Elder Henry B. Eyring, a member of the church's Council of the Twelve, told reporters the database "is not about records but about people. The census paints a portrait of our nation. From Wild West legends and influential artists, to ambitious industrialists and ingenious inventors, many of the personalities listed in the 1880 U.S. Census are representative of the expansion, innovation and development of the nation."
The press conference featured the Mormon Tabernacle Choir singing "The Star Spangled Banner," "America, The Beautiful," and "O Canada." It was broadcast to dozens of locations across the United States and Canada, including Edmonton and Toronto, Canada, as well as Los Angeles, Chicago, Atlanta, New York City and Washington, D.C. It included a Powerpoint presentation on the information available on in the census, and a description of the features that make the database unique among its peers in family history research.
In addition to names, gender, birth dates, addresses, marital status, occupation and ethnicity, the database also includes the ability for researchers to determine who lived adjacent to the subject being searched.
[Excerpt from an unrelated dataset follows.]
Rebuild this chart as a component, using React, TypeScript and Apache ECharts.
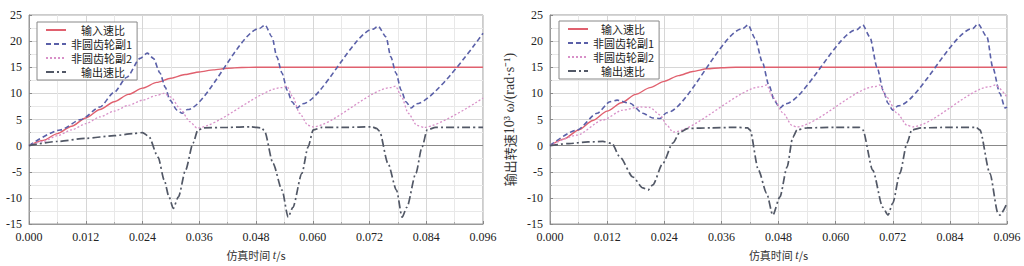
import React, { useEffect, useRef } from 'react';
import * as echarts from 'echarts';

const seriesNames = ['输入速比', '非圆齿轮副1', '非圆齿轮副2', '输出速比'];
const xMax = 0.096;
const xStep = 0.012;
const yMin = -15;
const yMax = 25;
const yStep = 5;

// Left chart: [time (s), value]
const leftInput = [[0,0],[0.003,1.0],[0.006,2.3],[0.009,3.7],[0.012,5.3],[0.015,6.9],[0.018,8.4],[0.021,9.8],[0.024,11.0],[0.027,12.1],[0.030,12.9],[0.033,13.6],[0.036,14.1],[0.039,14.5],[0.042,14.8],[0.045,14.95],[0.048,15],[0.096,15]];
const leftGear1 = [[0,0],[0.0066,3.0],[0.011,5.0],[0.015,7.4],[0.018,10.2],[0.0207,13.1],[0.0235,16.7],[0.025,17.7],[0.0263,16.7],[0.0277,13.9],[0.0288,11.2],[0.0298,8.7],[0.0313,6.8],[0.0324,6.2],[0.0335,6.9],[0.0487,22.4],[0.0499,23.1],[0.0514,20.8],[0.0524,17.0],[0.0535,13.9],[0.0546,10.6],[0.0556,8.4],[0.0567,7.2],[0.0578,8.0],[0.0728,22.3],[0.0738,22.9],[0.0755,20.8],[0.0765,17.0],[0.0776,13.9],[0.0787,10.6],[0.0797,8.4],[0.0808,7.2],[0.0819,8.0],[0.096,21.5]];
const leftGear2 = [[0,0],[0.003,0.8],[0.006,1.9],[0.009,3.0],[0.012,4.2],[0.015,5.5],[0.018,6.6],[0.021,7.7],[0.024,8.7],[0.027,9.6],[0.0285,10.0],[0.030,9.3],[0.032,7.0],[0.034,4.6],[0.0355,3.4],[0.0535,11.1],[0.0545,11.4],[0.0558,9.3],[0.0572,6.2],[0.059,3.9],[0.060,3.6],[0.0765,11.1],[0.0775,11.4],[0.0788,9.3],[0.0802,6.2],[0.082,3.9],[0.0835,3.5],[0.096,9.1]];
const leftOutput = [[0,0],[0.006,0.8],[0.012,1.4],[0.018,1.9],[0.022,2.3],[0.024,2.5],[0.0253,1.8],[0.0273,-2.2],[0.0286,-6.6],[0.0296,-9.8],[0.0305,-12.0],[0.0316,-9.8],[0.0331,-4.7],[0.0347,0.5],[0.0357,3.0],[0.037,3.4],[0.042,3.5],[0.047,3.6],[0.0492,3.4],[0.0498,2.8],[0.0516,-3.4],[0.0535,-8.5],[0.0548,-13.7],[0.0558,-11.8],[0.0577,-5.3],[0.059,-0.3],[0.0601,3.0],[0.062,3.5],[0.067,3.5],[0.0725,3.6],[0.0735,3.3],[0.0741,2.8],[0.0759,-3.4],[0.0777,-8.5],[0.0789,-13.7],[0.0799,-11.8],[0.0818,-5.3],[0.0831,-0.3],[0.0842,3.0],[0.086,3.5],[0.091,3.5],[0.096,3.5]];

// Right chart: [time (s), value]
const rightInput = [[0,0],[0.003,1.3],[0.006,3.0],[0.009,4.8],[0.012,6.6],[0.015,8.2],[0.018,9.8],[0.021,11.1],[0.024,12.3],[0.027,13.4],[0.030,14.2],[0.033,14.7],[0.036,14.9],[0.039,15],[0.096,15]];
const rightGear1 = [[0,0],[0.0057,3.0],[0.0099,6.2],[0.0126,8.4],[0.0141,8.7],[0.0168,8.1],[0.0195,6.2],[0.0216,5.3],[0.0231,5.2],[0.0245,6.3],[0.0405,22.4],[0.0416,23.1],[0.0431,20.5],[0.0446,16.0],[0.046,11.5],[0.0472,8.5],[0.0483,7.2],[0.0494,8.0],[0.0645,22.2],[0.0657,23.1],[0.0672,20.8],[0.0687,15.0],[0.070,10.6],[0.071,8.1],[0.072,6.8],[0.0731,7.6],[0.0888,22.4],[0.0899,23.3],[0.0918,20.8],[0.093,15.0],[0.0945,10.0],[0.0956,7.2],[0.096,7.4]];
const rightGear2 = [[0,0],[0.0057,2.0],[0.0111,4.9],[0.0153,6.8],[0.0189,7.4],[0.021,7.3],[0.0231,5.9],[0.0246,3.9],[0.0258,2.6],[0.0445,11.3],[0.0455,11.6],[0.0468,9.3],[0.049,6.2],[0.0508,3.9],[0.0518,3.6],[0.0683,11.3],[0.0693,11.6],[0.0707,9.3],[0.0729,6.2],[0.075,3.9],[0.0762,3.6],[0.0925,11.3],[0.0935,11.6],[0.096,9.3]];
const rightOutput = [[0,0],[0.004,0.4],[0.008,0.7],[0.0111,0.8],[0.013,0.4],[0.0147,-2.2],[0.0174,-6.0],[0.0195,-8.1],[0.0206,-8.5],[0.0216,-7.5],[0.0237,-3.4],[0.0258,0.5],[0.0273,2.6],[0.029,3.3],[0.034,3.4],[0.039,3.5],[0.0415,3.4],[0.042,3.0],[0.0438,-4.7],[0.0455,-9.1],[0.0468,-13.3],[0.0483,-9.8],[0.0498,-4.1],[0.051,1.6],[0.0519,3.0],[0.054,3.4],[0.060,3.5],[0.065,3.5],[0.0657,3.0],[0.0678,-4.7],[0.0699,-11.8],[0.071,-13.3],[0.072,-11.0],[0.0735,-5.3],[0.075,0.5],[0.076,3.0],[0.078,3.4],[0.084,3.5],[0.0895,3.5],[0.0903,3.0],[0.0924,-5.3],[0.0941,-12.9],[0.0945,-13.3],[0.096,-11.0]];

const xName = '仿真时间 {i|t}/s';
const rightYName = '输出转速{s|10³ ω/(rad·s⁻¹)}';

const styles = [
  { color: '#e0606e', type: 'solid', width: 1.4 },
  { color: '#5a60a8', type: [5, 3], width: 1.6 },
  { color: '#d890c8', type: [2, 2], width: 1.3 },
  { color: '#525866', type: [8, 3, 2, 3], width: 1.7 },
];

const serifFont = 'Liberation Serif';
const cjkFont = 'Noto Sans CJK SC';

function makeXAxis(gridIndex: number) {
  return {
    type: 'value',
    gridIndex,
    min: 0,
    max: xMax,
    interval: xStep,
    axisLabel: {
      formatter: (v: number) => v.toFixed(3),
      fontFamily: serifFont,
      fontSize: 12,
      color: '#222',
      margin: 7,
    },
    axisLine: { show: true, onZero: false, lineStyle: { color: '#999' } },
    axisTick: { show: true, inside: true, length: 3, lineStyle: { color: '#888' } },
    minorTick: { show: true, splitNumber: 2, length: 2, lineStyle: { color: '#aaa' } },
    splitLine: { show: true, lineStyle: { color: '#d6d6d6', width: 1 } },
    minorSplitLine: { show: true, lineStyle: { color: '#e8e8e8', width: 1 } },
    name: xName,
    nameLocation: 'middle',
    nameGap: 25,
    nameTextStyle: {
      fontSize: 11,
      color: '#333',
      fontFamily: cjkFont,
      rich: { i: { fontStyle: 'italic', fontFamily: serifFont, fontSize: 12, color: '#333' } },
    },
  };
}

function makeYAxis(gridIndex: number, name?: string) {
  return {
    type: 'value',
    gridIndex,
    min: yMin,
    max: yMax,
    interval: yStep,
    axisLabel: { fontFamily: serifFont, fontSize: 12, color: '#222', margin: 7 },
    axisLine: { show: true, lineStyle: { color: '#999' } },
    axisTick: { show: true, inside: true, length: 3, lineStyle: { color: '#888' } },
    minorTick: { show: true, splitNumber: 2, length: 2, lineStyle: { color: '#aaa' } },
    splitLine: { show: true, lineStyle: { color: '#d6d6d6', width: 1 } },
    minorSplitLine: { show: true, lineStyle: { color: '#e8e8e8', width: 1 } },
    name: name || '',
    nameLocation: 'middle',
    nameRotate: 90,
    nameGap: 34,
    nameTextStyle: {
      fontSize: 13,
      color: '#333',
      fontFamily: cjkFont,
      rich: { s: { fontFamily: serifFont, fontSize: 14, color: '#333' } },
    },
  };
}

function makeSeries(data: number[][][], axisIndex: number) {
  return data.map((d, i) => ({
    name: seriesNames[i],
    type: 'line',
    xAxisIndex: axisIndex,
    yAxisIndex: axisIndex,
    data: d,
    symbol: 'none',
    smooth: 0.25,
    smoothMonotone: 'x',
    lineStyle: { color: styles[i].color, type: styles[i].type, width: styles[i].width },
    itemStyle: { color: styles[i].color },
    z: 3 + i,
    ...(i === 3
      ? {
          markLine: {
            silent: true,
            symbol: 'none',
            label: { show: false },
            lineStyle: { color: '#888', type: 'solid', width: 1 },
            data: [{ yAxis: 0 }],
            z: 2,
          },
        }
      : {}),
  }));
}

function makeLegend(left: number, top: number, indent: number) {
  return {
    left,
    top,
    orient: 'vertical',
    data: seriesNames,
    itemWidth: 20,
    itemHeight: 12,
    itemGap: 2,
    padding: [2, 5, 2, 8],
    backgroundColor: '#fff',
    borderColor: '#888',
    borderWidth: 1,
    borderRadius: 0,
    selectedMode: false,
    itemStyle: { opacity: 0, color: 'transparent', borderColor: 'transparent', borderWidth: 0 },
    formatter: (name: string) => (name.length === 4 ? `{p|${name}}` : name),
    textStyle: {
      fontSize: 11,
      lineHeight: 12,
      color: '#222',
      fontFamily: cjkFont,
      rich: {
        p: { fontSize: 11, lineHeight: 12, color: '#222', fontFamily: cjkFont, padding: [0, 0, 0, indent] },
      },
    },
  };
}

export default function App() {
  const ref = useRef<HTMLDivElement>(null);
  useEffect(() => {
    if (!ref.current) return;
    const chart = echarts.init(ref.current, undefined, { renderer: 'svg' });
    chart.setOption({
      animation: false,
      backgroundColor: '#fff',
      grid: [
        { left: 29, top: 15, width: 454, height: 209, show: true, borderColor: '#999', borderWidth: 1 },
        { left: 550, top: 15, width: 457, height: 209, show: true, borderColor: '#999', borderWidth: 1 },
      ],
      xAxis: [makeXAxis(0), makeXAxis(1)],
      yAxis: [makeYAxis(0), makeYAxis(1, rightYName)],
      legend: [makeLegend(37, 22, 10), makeLegend(559, 21, 8)],
      series: [
        ...makeSeries([leftInput, leftGear1, leftGear2, leftOutput], 0),
        ...makeSeries([rightInput, rightGear1, rightGear2, rightOutput], 1),
      ],
    });
    return () => chart.dispose();
  }, []);
  return (
    <div
      ref={ref}
      style={{ position: 'fixed', left: 0, top: 0, width: 1024, height: 266, background: '#fff' }}
    />
  );
}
The relationship of the individual to the head of household is also chronicled, along with the birthplace of parents — information that was not included on any previous census.
Church spokesman Dale Bills said the fingertip access to information not only about individual households of that period, but about entire neighborhoods, is unprecedented to date. "This allows people to readily flesh out what life was like for their ancestors in 1880 in a given location." Officials said the chances of living Americans and Canadians finding an ancestor in the online databases is "extraordinary. If a person's family lived in one of these two nations during the 1880s and was counted in the census, becoming connected to the past is quick and easy."
The records include information on scores of famous — and infamous — personalities, including Mark Twain, Thomas Edison, Alexander Graham Bell, John D. Rockefeller, Frederick Douglass, Sojourner Truth, Buffalo Bill, Henry Ford, George Westinghouse, J.P. Morgan, Emily Dickinson, Oliver Wendell Holmes, John Philip Sousa, Herman Melville and Wyatt Earp.
More than 6.5 million names of blacks are included on the database — 12 times as many as were made available by the church when it announced the release of the Freedman Bank Records database early last year.
That collection offered the first widespread access to bank records of thousands of former slaves, many of whom were first chronicled as individuals — rather than property— in the 1880 Census. Database users can limit a search according to race categories, providing an expanded resource for blacks and others who are researching specific ethnicities.
"There is no other online database I am aware of that provides nearly every African American descendant of a former slave in history with such an extremely high chance of locating his or her family," according to Paul Smart, outreach manager for the Family and Church History Department.
The databases were released on CD-ROM by the church more than a year ago, but the entire collection is comprised of more than 50 individual CDs, making it impractical for most individual researchers to own and use. The British Census has also been available for some time on CD, but will now be more accessible to private researchers.
Wednesday's announcement had a historical component of its own, according to Bills. The pulpit from which President Hinckley and Elder Eyring spoke was returned to the Tabernacle for the announcement, having been there in 1880 — the year the U.S. Census was taken. With Wednesday's announcement, every LDS Church president except Joseph Smith has spoken from the pulpit, which is now owned by the Wood family and housed in a private museum in Bountiful.